So Thanksgiving is over and even though the turkey leftovers aren't even finished, we've now begun a 28-day binge
of holiday Christmas music and lights and other crap. Frankly, a weekend of Christmas would be plenty for me -- but enough
has already been written about the over-hype and deluge of those aspects of Christmas.

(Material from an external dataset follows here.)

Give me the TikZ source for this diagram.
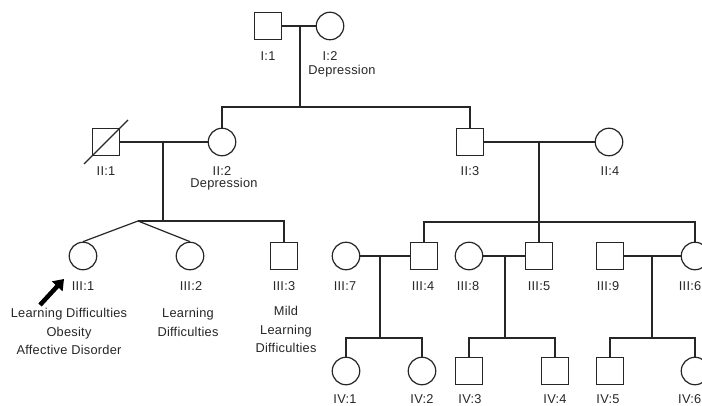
\documentclass[tikz,border=0pt]{standalone}
\usepackage{fontspec}
\setmainfont[LetterSpace=2]{Liberation Sans}
\usetikzlibrary{arrows.meta}
\begin{document}
\begin{tikzpicture}[x=1pt,y=-1pt,
  fem/.style={draw=black!85,line width=1.2pt,circle,minimum size=27.5pt,inner sep=0pt},
  mal/.style={draw=black!85,line width=1.2pt,rectangle,minimum size=27pt,inner sep=0pt},
  lbl/.style={font=\fontsize{12.8}{13}\selectfont,inner sep=0pt,text=black!85,align=center},
  ln/.style={draw=black!85,line width=1.2pt}]
\useasboundingbox[fill=white] (0,0) rectangle (702,406);
% Generation I
\node[mal] (i1) at (268,26) {};
\node[fem] (i2) at (330,26) {};
\node[lbl] (li1) at (268,56) {I:1};
\node[lbl] (li2) at (330,56) {I:2};
\node[lbl] (ldep1) at (342,71) {Depression};
\coordinate (m1) at (300,26);
\coordinate (s1) at (300,107);
% Generation II
\node[mal] (ii1) at (106,142) {};
\node[fem] (ii2) at (222,142) {};
\node[mal] (ii3) at (470,142) {};
\node[fem] (ii4) at (609,142) {};
\node[lbl] (lii1) at (106,171) {II:1};
\node[lbl] (lii2) at (222,171) {II:2};
\node[lbl] (ldep2) at (224,184) {Depression};
\node[lbl] (lii3) at (470,171) {II:3};
\node[lbl] (lii4) at (610,171) {II:4};
\coordinate (dA) at (84,164);
\coordinate (dB) at (128,120);
\coordinate (m2) at (163,142);
\coordinate (s2) at (163,221);
\coordinate (tw) at (138,221);
\coordinate (m3) at (539,142);
\coordinate (s3) at (539,222);
% Generation III
\node[fem] (iii1) at (83,256) {};
\node[fem] (iii2) at (190,256) {};
\node[mal] (iii3) at (284,256) {};
\node[fem] (iii7) at (346,256) {};
\node[mal] (iii4) at (424,256) {};
\node[fem] (iii8) at (469,256) {};
\node[mal] (iii5) at (539,256) {};
\node[mal] (iii9) at (610,256) {};
\node[fem] (iii6) at (695,256) {};
\node[lbl] (liii1) at (83,286) {III:1};
\node[lbl] (liii2) at (191,286) {III:2};
\node[lbl] (liii3) at (284,286) {III:3};
\node[lbl] (liii7) at (345,286) {III:7};
\node[lbl] (liii4) at (423,286) {III:4};
\node[lbl] (liii8) at (468,286) {III:8};
\node[lbl] (liii5) at (539,286) {III:5};
\node[lbl] (liii9) at (608,286) {III:9};
\node[lbl,anchor=east] (liii6) at (701.5,286) {III:6};
\node[lbl] (d1) at (69,331.5) {Learning Difficulties\\[5.5pt]Obesity\\[5.5pt]Affective Disorder};
\node[lbl] (d2) at (188,322.5) {Learning\\[5.5pt]Difficulties};
\node[lbl] (d3) at (286,329.5) {Mild\\[5.5pt]Learning\\[5.5pt]Difficulties};
\coordinate (arA) at (40,305);
\coordinate (arB) at (64,279);
\coordinate (m4) at (380,256);
\coordinate (s4) at (380,338);
\coordinate (m5) at (505,256);
\coordinate (s5) at (505,338);
\coordinate (m6) at (652,256);
\coordinate (s6) at (652,338);
% Generation IV
\node[fem] (iv1) at (346,371) {};
\node[fem] (iv2) at (422,371) {};
\node[mal] (iv3) at (469,371) {};
\node[mal] (iv4) at (555,371) {};
\node[mal] (iv5) at (610,371) {};
\node[fem] (iv6) at (695,371) {};
\node[lbl] (liv1) at (345,399) {IV:1};
\node[lbl] (liv2) at (422,399) {IV:2};
\node[lbl] (liv3) at (470,399) {IV:3};
\node[lbl] (liv4) at (555,399) {IV:4};
\node[lbl] (liv5) at (608,399) {IV:5};
\node[lbl,anchor=east] (liv6) at (701.5,399) {IV:6};
% connectors
\draw[ln] (i1.east) -- (i2.west);
\draw[ln] (m1) -- (s1);
\draw[ln] (s1) -| (ii2.north);
\draw[ln] (s1) -| (ii3.north);
\draw[ln] (dA) -- (dB);
\draw[ln] (ii1.east) -- (ii2.west);
\draw[ln] (m2) -- (s2);
\draw[ln] (tw) -- (s2) -| (iii3.north);
\draw[ln] (tw) -- (iii1.north);
\draw[ln] (tw) -- (iii2.north);
\draw[ln] (ii3.east) -- (ii4.west);
\draw[ln] (m3) -- (s3);
\draw[ln] (s3) -| (iii4.north);
\draw[ln] (s3) -- (iii5.north);
\draw[ln] (s3) -| (iii6.north);
\draw[ln] (iii7.east) -- (iii4.west);
\draw[ln] (m4) -- (s4);
\draw[ln] (s4) -| (iv1.north);
\draw[ln] (s4) -| (iv2.north);
\draw[ln] (iii8.east) -- (iii5.west);
\draw[ln] (m5) -- (s5);
\draw[ln] (s5) -| (iv3.north);
\draw[ln] (s5) -| (iv4.north);
\draw[ln] (iii9.east) -- (iii6.west);
\draw[ln] (m6) -- (s6);
\draw[ln] (s6) -| (iv5.north);
\draw[ln] (s6) -| (iv6.north);
\draw[line width=4.5pt,-{Triangle[length=10pt,width=14pt]}] (arA) -- (arB);
\end{tikzpicture}
\end{document}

I want to focus on other food-related parts of this jolly season.
Popcorn Tins:
I like popcorn but it is travesty to see
massive amounts of it going stale in tins, with three non-compatible flavors separated only by the
barest of cardboard dividers. I've never seen an empty popcorn tin, all the popcorn eaten. I'm not sure it's ever been done. Last year my household
ended up with three popcorn tins given to us by so-called "friends." We threw out two of them without even opening them.
No matter how much you
sugar-coat it (and the caramel is very sugary), giving popcorn tins
to someone is still just giving them popcorn for Christmas. You might
as well microwave a bag of it and wrap a ribbon around it. Might I suggest giving a smaller, more reasonable tin of Danish cookies which, unlike popcorn, actually go well with Christmas-timey things like fireplaces and tea?
Gingerbread Men:
Let's face facts here. If ginger cookies were really, really good, we'd eat them year-round like we do chocolate chip cookies and sugar cookies.

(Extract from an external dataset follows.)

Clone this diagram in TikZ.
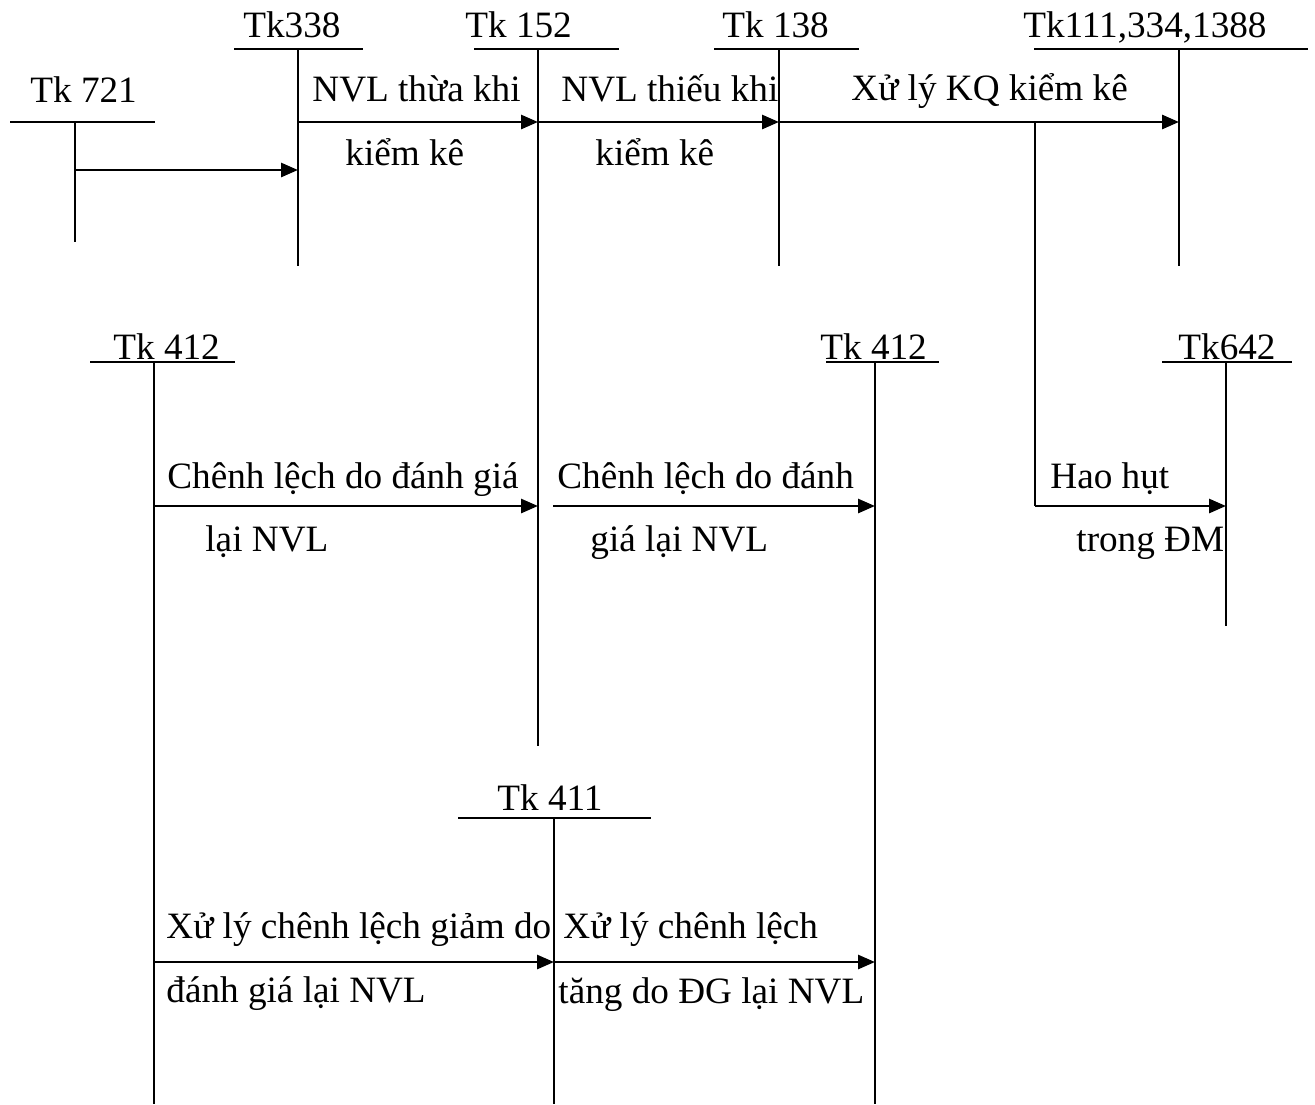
\documentclass[tikz,border=0pt]{standalone}
\usepackage{fontspec}
\setmainfont{Liberation Serif}
\usetikzlibrary{arrows.meta}
\begin{document}
\begin{tikzpicture}[x=0.5pt,y=-0.5pt,
  lbl/.style={anchor=base west,inner sep=0pt,font=\fontsize{18.6}{22}\selectfont},
  head/.style={line width=1.1pt},
  vert/.style={line width=0.9pt},
  flow/.style={line width=1.4pt,-{Triangle[length=8.5pt,width=7pt]}},
  plain/.style={line width=0.9pt}]
\useasboundingbox (0,0) rectangle (1315,1104);
% T-account coordinates
\coordinate (h721a) at (10,122);  \coordinate (h721b) at (155,122);
\coordinate (v721t) at (75,122);  \coordinate (v721b) at (75,242);
\coordinate (h338a) at (234,49);  \coordinate (h338b) at (363,49);
\coordinate (v338t) at (298,49);  \coordinate (v338b) at (298,266);
\coordinate (h152a) at (474,49);  \coordinate (h152b) at (619,49);
\coordinate (v152t) at (538,49);  \coordinate (v152b) at (538,746);
\coordinate (h138a) at (714,49);  \coordinate (h138b) at (859,49);
\coordinate (v138t) at (779,49);  \coordinate (v138b) at (779,266);
\coordinate (h111a) at (1034,49); \coordinate (h111b) at (1308,49);
\coordinate (v111t) at (1179,49); \coordinate (v111b) at (1179,266);
\coordinate (h412La) at (90,362); \coordinate (h412Lb) at (235,362);
\coordinate (v412Lt) at (154,362);\coordinate (v412Lb) at (154,1104);
\coordinate (h412Ra) at (826,362);\coordinate (h412Rb) at (939,362);
\coordinate (v412Rt) at (875,362);\coordinate (v412Rb) at (875,1104);
\coordinate (h642a) at (1162,362);\coordinate (h642b) at (1292,362);
\coordinate (v642t) at (1226,362);\coordinate (v642b) at (1226,626);
\coordinate (h411a) at (458,818); \coordinate (h411b) at (651,818);
\coordinate (v411t) at (554,818); \coordinate (v411b) at (554,1104);
% arrow endpoints
\coordinate (a1s) at (75,170);   \coordinate (a1e) at (298,170);
\coordinate (a2s) at (298,122);  \coordinate (a2e) at (538,122);
\coordinate (a3s) at (538,122);  \coordinate (a3e) at (779,122);
\coordinate (a4s) at (779,122);  \coordinate (a4e) at (1179,122);
\coordinate (b1) at (1035,122);  \coordinate (b2) at (1035,506); \coordinate (b3) at (1226,506);
\coordinate (a5s) at (154,506);  \coordinate (a5e) at (538,506);
\coordinate (a6s) at (553,506);  \coordinate (a6e) at (875,506);
\coordinate (a7s) at (154,962);  \coordinate (a7e) at (554,962);
\coordinate (a8s) at (554,962);  \coordinate (a8e) at (875,962);
% headers and verticals
\foreach \n in {721,338,152,138,111,412L,412R,642,411}{
  \draw[head] (h\n a) -- (h\n b);
  \draw[vert] (v\n t) -- (v\n b);
}
% flows
\draw[flow] (a1s) -- (a1e);
\draw[flow] (a2s) -- (a2e);
\draw[flow] (a3s) -- (a3e);
\draw[flow] (a4s) -- (a4e);
\draw[plain] (b1) -- (b2);
\draw[flow] (b2) -- (b3);
\draw[flow] (a5s) -- (a5e);
\draw[flow] (a6s) -- (a6e);
\draw[flow] (a7s) -- (a7e);
\draw[flow] (a8s) -- (a8e);
% labels
\node[lbl] (t721) at (30,102) {Tk 721};
\node[lbl] (t338) at (243,37) {Tk338};
\node[lbl] (t152) at (465,37) {Tk 152};
\node[lbl] (t138) at (722,37) {Tk 138};
\node[lbl] (t111) at (1023,37) {Tk111,334,1388};
\node[lbl] (t412L) at (113,359) {Tk 412};
\node[lbl] (t412R) at (820,359) {Tk 412};
\node[lbl] (t642) at (1178,359) {Tk642};
\node[lbl] (t411) at (497,810) {Tk 411};
\node[lbl] (l1a) at (312,101) {NVL thừa khi};
\node[lbl] (l1b) at (345,165) {kiểm kê};
\node[lbl] (l2a) at (561,101) {NVL thiếu khi};
\node[lbl] (l2b) at (595,165) {kiểm kê};
\node[lbl] (l3a) at (851,100) {Xử lý KQ kiểm kê};
\node[lbl] (l4a) at (167,488) {Chênh lệch do đánh giá};
\node[lbl] (l4b) at (205,551) {lại NVL};
\node[lbl] (l5a) at (557,488) {Chênh lệch do đánh};
\node[lbl] (l5b) at (590,551) {giá lại NVL};
\node[lbl] (l6a) at (1050,488) {Hao hụt};
\node[lbl] (l6b) at (1076,551) {trong ĐM};
\node[lbl] (l7a) at (166,938) {Xử lý chênh lệch giảm do};
\node[lbl] (l7b) at (166,1002) {đánh giá lại NVL};
\node[lbl] (l8a) at (563,938) {Xử lý chênh lệch};
\node[lbl] (l8b) at (558,1003) {tăng do ĐG lại NVL};
\end{tikzpicture}
\end{document}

Every year, it seems they're practically stuffed down our throats. At least that's the way it is in many households when a festive person makes too many of them and all of a sudden, family and friends are being given gingerbread cookies. How about making chocolate chip or plain sugar cookies in the gingerbread molds?
Christmas Plum Pudding:
Not having been raised during Victorian times or in Great Britain, I've only eaten plum pudding once. And I was not impressed. It wasn't covered in brandy and lit on fire; it tasted a lot more like raisins than plums and raisins and I do not get along.

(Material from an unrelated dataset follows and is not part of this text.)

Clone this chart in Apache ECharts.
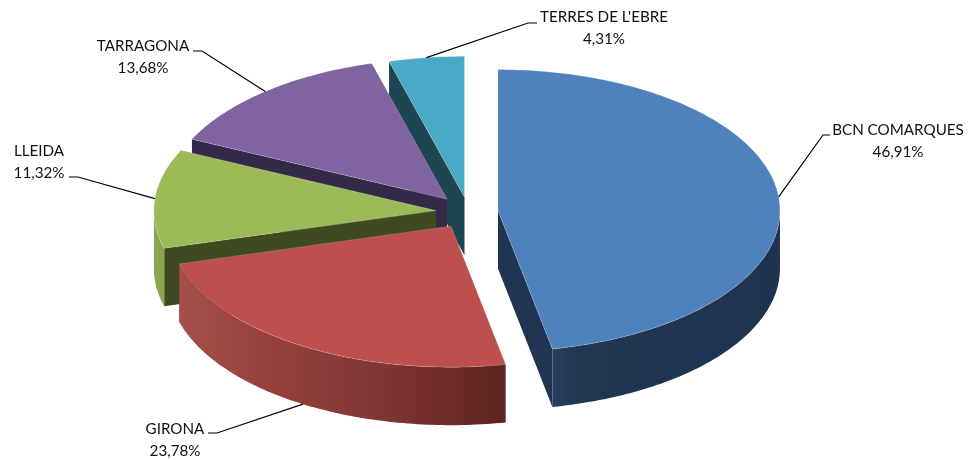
<!DOCTYPE html>
<html>
<head>
<meta charset="utf-8">
<style>
  html, body { margin: 0; padding: 0; background: #fff; }
  #chart { width: 968px; height: 460px; }
</style>
<script src="https://cdn.jsdelivr.net/npm/echarts@6/dist/echarts.min.js"></script>
</head>
<body>
<div id="chart"></div>
<script>
const categories = ['BCN COMARQUES', 'GIRONA', 'LLEIDA', 'TARRAGONA', "TERRES DE L'EBRE"]
const shares = [46.91, 23.78, 11.32, 13.68, 4.31]

// pie geometry
const center = [468.5, 212]
const rx = 282
const ry = 141
const depth = 58
const explode = [0.105, 0.118, 0.116, 0.118, 0.105]

const topColors = ['#4f81bd', '#bd4f4c', '#9bbb59', '#8064a2', '#4aa9c4']
const faceColors = ['#1f3552', '#5e2523', '#3f4a21', '#35294a', '#1e4552']
const wallStops = [
  [[0, '#27405f'], [0.12, '#203651'], [1, '#1f3350']],
  [[0, '#a54f4a'], [0.3, '#953f3b'], [0.6, '#823634'], [1, '#5c2422']],
  [[0, '#8ba64f'], [1, '#8ba64f']],
  [[0, '#35294a'], [1, '#35294a']],
  [[0, '#1e4552'], [1, '#1e4552']],
]

// label centre + elbow of the leader line
const labelPos = [[898, 141], [175, 440], [39, 162], [143, 57], [604, 28.5]]
const elbows = [
  [[823, 135], [830, 135]],
  [[217, 433], [208, 433]],
  [[78, 177], [69, 177]],
  [[202, 51], [193, 51]],
  [[528, 23], [537, 23]],
]

const total = shares.reduce((a, b) => a + b, 0)
let acc = 0
const slices = shares.map((v) => {
  const start = acc / total * 360
  acc += v
  return { start, end: acc / total * 360 }
})

const rad = (d) => d * Math.PI / 180

function apexOf(i) {
  const mid = rad((slices[i].start + slices[i].end) / 2)
  return [
    center[0] + explode[i] * rx * Math.sin(mid),
    center[1] - explode[i] * ry * Math.cos(mid),
  ]
}

function rim(apex, deg, dy) {
  return [apex[0] + rx * Math.sin(rad(deg)), apex[1] - ry * Math.cos(rad(deg)) + (dy || 0)]
}

function arcPoints(apex, a, b, dy) {
  const pts = []
  const n = Math.max(2, Math.ceil(Math.abs(b - a)))
  for (let k = 0; k <= n; k++) pts.push(rim(apex, a + (b - a) * k / n, dy))
  return pts
}

function radialFace(apex, deg, color) {
  const p = rim(apex, deg)
  return {
    type: 'polygon',
    shape: { points: [apex, p, [p[0], p[1] + depth], [apex[0], apex[1] + depth]] },
    style: { fill: color },
  }
}

function renderSlice(params, api) {
  const i = api.value(0)
  const { start, end } = slices[i]
  const apex = apexOf(i)
  const children = [radialFace(apex, start, faceColors[i]), radialFace(apex, end, faceColors[i])]

  // only the front half of the rim shows a wall
  const a = Math.max(start, 90)
  const b = Math.min(end, 270)
  if (a < b) {
    children.push({
      type: 'polygon',
      shape: { points: arcPoints(apex, a, b).concat(arcPoints(apex, b, a, depth)) },
      style: {
        fill: new echarts.graphic.LinearGradient(0, 0, 1, 0,
          wallStops[i].map(s => ({ offset: s[0], color: s[1] }))),
      },
    })
  }

  children.push({
    type: 'polygon',
    shape: { points: [apex].concat(arcPoints(apex, start, end)) },
    style: { fill: topColors[i], stroke: 'rgba(255,255,255,0.2)', lineWidth: 1 },
  })
  return { type: 'group', children }
}

function renderLabel(params, api) {
  const i = api.value(0)
  const apex = apexOf(i)
  const mid = (slices[i].start + slices[i].end) / 2
  // leader leaves from the middle of the slice; front slices from the bottom of the wall
  const from = rim(apex, mid, mid > 180 && mid < 270 ? depth : 0)
  return {
    type: 'group',
    children: [
      {
        type: 'polyline',
        shape: { points: [from].concat(elbows[i]) },
        style: { stroke: '#000', lineWidth: 1.2, fill: null },
      },
      {
        type: 'text',
        style: {
          x: labelPos[i][0],
          y: labelPos[i][1],
          text: categories[i] + '\n' + shares[i].toFixed(2).replace('.', ',') + '%',
          align: 'center',
          verticalAlign: 'middle',
          lineHeight: 22,
          fontFamily: 'Lato',
          fontSize: 15.2,
          fill: '#111',
        },
      },
    ],
  }
}

const chart = echarts.init(document.getElementById('chart'))
chart.setOption({
  animation: false,
  backgroundColor: '#fff',
  series: [
    {
      type: 'custom',
      coordinateSystem: 'none',
      renderItem: renderSlice,
      silent: true,
      // back to front
      data: [4, 3, 2, 1, 0].map(i => [i, shares[i]]),
    },
    {
      type: 'custom',
      coordinateSystem: 'none',
      renderItem: renderLabel,
      silent: true,
      z: 3,
      data: shares.map((v, i) => [i, v]),
    },
  ],
})
</script>
</body>
</html>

Depending on the recipe, plum pudding is made from plums and cherries and nuts and blackberries and blueberries, which basically just makes it a more antique version of fruit cake. Speaking of which...
Fruit Cake:
I have little to add to what every two-bit comedian has already said. Fruitcake manages to take the wonderfulness that is cake and fruit and turn it into a jellied monstrosity that tastes nothing like fruit or cake but instead feels like a silicone puree.